**REQUIREMENTS:** The data below holds the lines to copy: everything from the line containing "Generate a web" to the line containing "const toXY = (xs, ys)", both ends included, set down exactly.

**DATASET EXCERPTS:**
--- BEGIN ---
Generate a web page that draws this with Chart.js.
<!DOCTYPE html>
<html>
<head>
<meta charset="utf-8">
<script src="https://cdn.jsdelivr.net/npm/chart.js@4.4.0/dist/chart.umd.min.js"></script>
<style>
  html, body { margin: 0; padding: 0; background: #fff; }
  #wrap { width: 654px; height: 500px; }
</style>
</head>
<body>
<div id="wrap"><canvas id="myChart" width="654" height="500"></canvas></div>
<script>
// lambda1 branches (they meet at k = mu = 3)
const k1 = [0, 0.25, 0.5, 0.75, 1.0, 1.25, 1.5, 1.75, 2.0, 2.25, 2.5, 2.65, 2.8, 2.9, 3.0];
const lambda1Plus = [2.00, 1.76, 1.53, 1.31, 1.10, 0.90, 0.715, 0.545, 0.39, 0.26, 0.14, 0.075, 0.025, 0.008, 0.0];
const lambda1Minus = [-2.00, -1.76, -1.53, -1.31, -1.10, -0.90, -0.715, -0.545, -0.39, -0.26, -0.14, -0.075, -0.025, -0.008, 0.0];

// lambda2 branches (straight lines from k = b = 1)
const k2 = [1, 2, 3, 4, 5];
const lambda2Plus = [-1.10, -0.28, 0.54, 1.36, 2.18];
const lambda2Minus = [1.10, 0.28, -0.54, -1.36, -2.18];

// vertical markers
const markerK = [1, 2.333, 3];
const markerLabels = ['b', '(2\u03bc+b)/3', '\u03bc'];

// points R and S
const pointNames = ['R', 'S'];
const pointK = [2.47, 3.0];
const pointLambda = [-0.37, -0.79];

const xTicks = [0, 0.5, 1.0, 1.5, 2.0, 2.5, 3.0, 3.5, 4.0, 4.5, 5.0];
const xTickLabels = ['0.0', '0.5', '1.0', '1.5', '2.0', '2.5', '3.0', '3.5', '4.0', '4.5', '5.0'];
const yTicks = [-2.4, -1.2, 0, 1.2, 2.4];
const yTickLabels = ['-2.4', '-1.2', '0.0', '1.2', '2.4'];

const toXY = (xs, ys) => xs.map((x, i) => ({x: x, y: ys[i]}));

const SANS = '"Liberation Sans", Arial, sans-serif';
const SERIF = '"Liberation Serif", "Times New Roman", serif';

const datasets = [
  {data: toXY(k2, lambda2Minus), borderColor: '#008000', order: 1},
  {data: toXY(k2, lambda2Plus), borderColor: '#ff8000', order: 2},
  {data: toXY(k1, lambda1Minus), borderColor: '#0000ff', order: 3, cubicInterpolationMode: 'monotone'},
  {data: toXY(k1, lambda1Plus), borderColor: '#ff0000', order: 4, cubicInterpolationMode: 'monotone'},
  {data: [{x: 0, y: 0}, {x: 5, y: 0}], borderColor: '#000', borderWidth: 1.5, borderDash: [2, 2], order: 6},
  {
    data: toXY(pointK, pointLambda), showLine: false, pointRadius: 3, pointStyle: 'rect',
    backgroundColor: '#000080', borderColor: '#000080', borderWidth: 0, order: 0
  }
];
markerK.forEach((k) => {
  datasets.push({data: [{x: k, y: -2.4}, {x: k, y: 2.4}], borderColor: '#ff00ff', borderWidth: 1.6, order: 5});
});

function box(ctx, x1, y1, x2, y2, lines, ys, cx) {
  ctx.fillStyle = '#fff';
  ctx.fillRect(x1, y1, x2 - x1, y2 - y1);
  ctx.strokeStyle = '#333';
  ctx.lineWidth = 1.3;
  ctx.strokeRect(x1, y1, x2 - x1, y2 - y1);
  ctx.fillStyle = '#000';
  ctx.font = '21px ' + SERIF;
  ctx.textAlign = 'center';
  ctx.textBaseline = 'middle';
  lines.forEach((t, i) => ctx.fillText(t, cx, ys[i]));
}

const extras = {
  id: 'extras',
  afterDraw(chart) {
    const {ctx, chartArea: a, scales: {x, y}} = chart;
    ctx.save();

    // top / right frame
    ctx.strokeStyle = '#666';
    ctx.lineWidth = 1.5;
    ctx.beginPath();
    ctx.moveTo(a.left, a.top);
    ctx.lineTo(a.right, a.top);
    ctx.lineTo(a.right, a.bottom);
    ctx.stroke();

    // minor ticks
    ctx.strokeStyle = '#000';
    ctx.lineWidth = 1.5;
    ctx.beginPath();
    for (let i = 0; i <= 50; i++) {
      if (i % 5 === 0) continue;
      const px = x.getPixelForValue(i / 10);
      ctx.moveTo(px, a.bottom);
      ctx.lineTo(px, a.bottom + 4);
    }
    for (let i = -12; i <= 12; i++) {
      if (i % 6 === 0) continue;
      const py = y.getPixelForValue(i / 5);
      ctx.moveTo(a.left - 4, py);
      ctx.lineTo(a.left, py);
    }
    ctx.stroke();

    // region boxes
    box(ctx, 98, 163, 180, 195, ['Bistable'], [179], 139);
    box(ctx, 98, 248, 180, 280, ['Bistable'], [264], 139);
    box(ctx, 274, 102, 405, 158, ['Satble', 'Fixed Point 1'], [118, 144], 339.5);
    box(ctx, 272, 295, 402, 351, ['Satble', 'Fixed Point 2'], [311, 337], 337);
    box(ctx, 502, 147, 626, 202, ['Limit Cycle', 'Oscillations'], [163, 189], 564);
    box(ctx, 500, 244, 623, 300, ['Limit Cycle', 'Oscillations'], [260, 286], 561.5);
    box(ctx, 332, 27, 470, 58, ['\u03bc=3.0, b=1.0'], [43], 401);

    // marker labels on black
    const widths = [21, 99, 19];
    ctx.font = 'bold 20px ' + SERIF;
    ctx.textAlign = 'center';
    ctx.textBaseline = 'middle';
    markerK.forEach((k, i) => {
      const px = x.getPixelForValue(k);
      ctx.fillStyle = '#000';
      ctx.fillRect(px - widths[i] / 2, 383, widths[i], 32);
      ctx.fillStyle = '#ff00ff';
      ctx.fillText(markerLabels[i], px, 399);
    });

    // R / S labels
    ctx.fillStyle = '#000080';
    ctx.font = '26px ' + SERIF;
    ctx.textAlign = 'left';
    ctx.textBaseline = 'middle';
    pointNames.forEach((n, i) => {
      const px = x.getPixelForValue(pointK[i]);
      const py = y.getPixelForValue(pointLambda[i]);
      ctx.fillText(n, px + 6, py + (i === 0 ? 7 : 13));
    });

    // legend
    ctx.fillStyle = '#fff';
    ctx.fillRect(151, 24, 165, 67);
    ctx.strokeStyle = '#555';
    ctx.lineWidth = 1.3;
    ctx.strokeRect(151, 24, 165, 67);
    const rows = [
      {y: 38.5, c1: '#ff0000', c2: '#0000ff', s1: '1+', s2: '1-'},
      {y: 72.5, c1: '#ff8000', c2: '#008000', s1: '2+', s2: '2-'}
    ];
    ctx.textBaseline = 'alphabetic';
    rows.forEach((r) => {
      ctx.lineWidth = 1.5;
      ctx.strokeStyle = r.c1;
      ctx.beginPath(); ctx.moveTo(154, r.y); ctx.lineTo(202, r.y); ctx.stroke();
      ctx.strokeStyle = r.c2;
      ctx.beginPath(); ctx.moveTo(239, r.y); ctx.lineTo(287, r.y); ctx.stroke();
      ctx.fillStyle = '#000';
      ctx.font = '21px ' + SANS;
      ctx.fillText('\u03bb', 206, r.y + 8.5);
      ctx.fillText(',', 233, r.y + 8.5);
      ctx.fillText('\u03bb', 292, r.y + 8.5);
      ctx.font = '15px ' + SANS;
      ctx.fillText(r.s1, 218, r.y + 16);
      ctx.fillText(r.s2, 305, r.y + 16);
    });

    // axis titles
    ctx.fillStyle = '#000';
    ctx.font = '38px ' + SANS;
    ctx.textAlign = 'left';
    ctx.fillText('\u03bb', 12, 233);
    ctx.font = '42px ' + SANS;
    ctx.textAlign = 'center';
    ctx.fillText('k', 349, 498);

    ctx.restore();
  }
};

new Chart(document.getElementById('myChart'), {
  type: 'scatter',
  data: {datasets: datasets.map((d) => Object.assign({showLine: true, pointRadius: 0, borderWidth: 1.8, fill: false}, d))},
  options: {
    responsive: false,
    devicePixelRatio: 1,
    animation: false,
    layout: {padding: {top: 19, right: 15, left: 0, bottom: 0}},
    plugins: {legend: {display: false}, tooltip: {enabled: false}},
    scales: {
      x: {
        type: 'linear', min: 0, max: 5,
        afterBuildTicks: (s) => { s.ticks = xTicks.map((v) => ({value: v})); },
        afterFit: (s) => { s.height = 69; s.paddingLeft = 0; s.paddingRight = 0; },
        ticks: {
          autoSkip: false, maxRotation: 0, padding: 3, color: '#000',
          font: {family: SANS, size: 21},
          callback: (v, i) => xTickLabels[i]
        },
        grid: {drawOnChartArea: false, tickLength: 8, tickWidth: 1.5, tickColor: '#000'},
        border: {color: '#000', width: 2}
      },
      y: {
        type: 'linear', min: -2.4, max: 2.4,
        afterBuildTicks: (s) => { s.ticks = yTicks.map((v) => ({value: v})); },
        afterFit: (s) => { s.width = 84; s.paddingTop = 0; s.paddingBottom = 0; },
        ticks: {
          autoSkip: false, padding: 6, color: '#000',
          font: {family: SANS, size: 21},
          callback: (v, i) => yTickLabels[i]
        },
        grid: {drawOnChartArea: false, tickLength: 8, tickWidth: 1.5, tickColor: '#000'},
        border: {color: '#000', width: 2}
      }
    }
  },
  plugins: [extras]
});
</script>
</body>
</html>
--- END ---
--- BEGIN ---
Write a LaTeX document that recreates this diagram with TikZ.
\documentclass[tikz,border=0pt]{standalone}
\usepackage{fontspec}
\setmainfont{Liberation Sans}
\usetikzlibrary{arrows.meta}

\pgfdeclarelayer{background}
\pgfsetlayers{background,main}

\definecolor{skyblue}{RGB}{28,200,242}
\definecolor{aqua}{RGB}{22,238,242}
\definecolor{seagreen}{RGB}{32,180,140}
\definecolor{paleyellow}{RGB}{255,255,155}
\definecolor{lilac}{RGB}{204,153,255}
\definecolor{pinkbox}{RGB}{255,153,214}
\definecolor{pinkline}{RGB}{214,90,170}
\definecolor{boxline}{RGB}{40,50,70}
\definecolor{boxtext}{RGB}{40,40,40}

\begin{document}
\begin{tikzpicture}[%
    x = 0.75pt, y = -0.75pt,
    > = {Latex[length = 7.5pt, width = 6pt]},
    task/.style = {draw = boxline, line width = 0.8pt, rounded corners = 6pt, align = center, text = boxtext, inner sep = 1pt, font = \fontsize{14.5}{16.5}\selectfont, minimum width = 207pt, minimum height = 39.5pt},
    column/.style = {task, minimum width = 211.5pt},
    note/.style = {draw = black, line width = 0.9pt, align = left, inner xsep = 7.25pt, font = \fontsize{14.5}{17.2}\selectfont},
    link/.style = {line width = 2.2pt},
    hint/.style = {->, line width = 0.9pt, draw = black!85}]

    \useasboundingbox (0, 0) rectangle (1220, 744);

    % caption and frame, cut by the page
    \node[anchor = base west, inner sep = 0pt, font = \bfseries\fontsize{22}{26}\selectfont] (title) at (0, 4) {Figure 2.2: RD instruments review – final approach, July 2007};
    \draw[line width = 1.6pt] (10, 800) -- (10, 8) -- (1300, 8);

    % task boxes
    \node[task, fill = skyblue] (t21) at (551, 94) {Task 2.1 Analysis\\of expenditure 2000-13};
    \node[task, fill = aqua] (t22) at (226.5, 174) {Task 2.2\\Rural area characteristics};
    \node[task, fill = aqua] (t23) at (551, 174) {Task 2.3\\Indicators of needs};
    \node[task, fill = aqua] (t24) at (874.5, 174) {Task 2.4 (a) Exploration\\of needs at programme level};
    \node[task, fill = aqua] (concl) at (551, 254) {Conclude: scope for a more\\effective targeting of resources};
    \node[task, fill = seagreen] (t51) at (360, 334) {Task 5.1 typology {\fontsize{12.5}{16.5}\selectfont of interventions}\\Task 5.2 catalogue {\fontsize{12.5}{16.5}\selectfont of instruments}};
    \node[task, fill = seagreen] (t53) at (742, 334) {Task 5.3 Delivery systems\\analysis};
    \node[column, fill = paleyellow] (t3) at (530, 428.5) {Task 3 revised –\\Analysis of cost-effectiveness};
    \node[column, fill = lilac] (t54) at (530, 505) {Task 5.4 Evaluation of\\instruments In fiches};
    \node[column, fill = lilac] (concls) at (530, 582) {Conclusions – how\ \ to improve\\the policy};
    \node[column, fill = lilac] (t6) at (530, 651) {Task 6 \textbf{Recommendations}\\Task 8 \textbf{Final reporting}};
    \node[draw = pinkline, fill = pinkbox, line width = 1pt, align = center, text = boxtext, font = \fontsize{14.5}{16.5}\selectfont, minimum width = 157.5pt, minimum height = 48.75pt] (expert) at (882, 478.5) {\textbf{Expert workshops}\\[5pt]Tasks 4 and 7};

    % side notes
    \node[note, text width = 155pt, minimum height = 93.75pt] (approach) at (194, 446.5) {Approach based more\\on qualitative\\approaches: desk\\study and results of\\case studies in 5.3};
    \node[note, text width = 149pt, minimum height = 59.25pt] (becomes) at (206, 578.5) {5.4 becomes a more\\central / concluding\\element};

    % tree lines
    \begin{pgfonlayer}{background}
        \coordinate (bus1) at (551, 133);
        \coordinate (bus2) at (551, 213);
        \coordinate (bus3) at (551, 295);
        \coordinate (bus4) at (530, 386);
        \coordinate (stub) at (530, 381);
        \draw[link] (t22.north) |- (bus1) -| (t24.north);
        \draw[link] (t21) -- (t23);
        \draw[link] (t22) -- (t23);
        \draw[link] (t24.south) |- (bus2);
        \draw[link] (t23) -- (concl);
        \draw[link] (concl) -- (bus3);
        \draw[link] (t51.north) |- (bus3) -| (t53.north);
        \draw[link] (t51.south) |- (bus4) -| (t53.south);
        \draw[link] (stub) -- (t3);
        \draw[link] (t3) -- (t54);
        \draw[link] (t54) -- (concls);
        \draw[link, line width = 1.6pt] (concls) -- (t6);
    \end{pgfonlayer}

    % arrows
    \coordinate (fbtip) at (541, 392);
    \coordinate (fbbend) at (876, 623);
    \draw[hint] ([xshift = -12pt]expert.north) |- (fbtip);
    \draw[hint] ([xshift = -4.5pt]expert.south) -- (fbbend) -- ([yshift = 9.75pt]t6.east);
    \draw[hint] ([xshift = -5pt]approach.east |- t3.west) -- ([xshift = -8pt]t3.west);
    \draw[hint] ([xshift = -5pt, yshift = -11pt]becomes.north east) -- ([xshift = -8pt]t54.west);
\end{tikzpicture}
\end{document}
--- END ---
**ANSWER FOR THIS EXERCISE:**
Generate a web page that draws this with Chart.js.
<!DOCTYPE html>
<html>
<head>
<meta charset="utf-8">
<script src="https://cdn.jsdelivr.net/npm/chart.js@4.4.0/dist/chart.umd.min.js"></script>
<style>
  html, body { margin: 0; padding: 0; background: #fff; }
  #wrap { width: 654px; height: 500px; }
</style>
</head>
<body>
<div id="wrap"><canvas id="myChart" width="654" height="500"></canvas></div>
<script>
// lambda1 branches (they meet at k = mu = 3)
const k1 = [0, 0.25, 0.5, 0.75, 1.0, 1.25, 1.5, 1.75, 2.0, 2.25, 2.5, 2.65, 2.8, 2.9, 3.0];
const lambda1Plus = [2.00, 1.76, 1.53, 1.31, 1.10, 0.90, 0.715, 0.545, 0.39, 0.26, 0.14, 0.075, 0.025, 0.008, 0.0];
const lambda1Minus = [-2.00, -1.76, -1.53, -1.31, -1.10, -0.90, -0.715, -0.545, -0.39, -0.26, -0.14, -0.075, -0.025, -0.008, 0.0];

// lambda2 branches (straight lines from k = b = 1)
const k2 = [1, 2, 3, 4, 5];
const lambda2Plus = [-1.10, -0.28, 0.54, 1.36, 2.18];
const lambda2Minus = [1.10, 0.28, -0.54, -1.36, -2.18];

// vertical markers
const markerK = [1, 2.333, 3];
const markerLabels = ['b', '(2\u03bc+b)/3', '\u03bc'];

// points R and S
const pointNames = ['R', 'S'];
const pointK = [2.47, 3.0];
const pointLambda = [-0.37, -0.79];

const xTicks = [0, 0.5, 1.0, 1.5, 2.0, 2.5, 3.0, 3.5, 4.0, 4.5, 5.0];
const xTickLabels = ['0.0', '0.5', '1.0', '1.5', '2.0', '2.5', '3.0', '3.5', '4.0', '4.5', '5.0'];
const yTicks = [-2.4, -1.2, 0, 1.2, 2.4];
const yTickLabels = ['-2.4', '-1.2', '0.0', '1.2', '2.4'];

const toXY = (xs, ys) => xs.map((x, i) => ({x: x, y: ys[i]}));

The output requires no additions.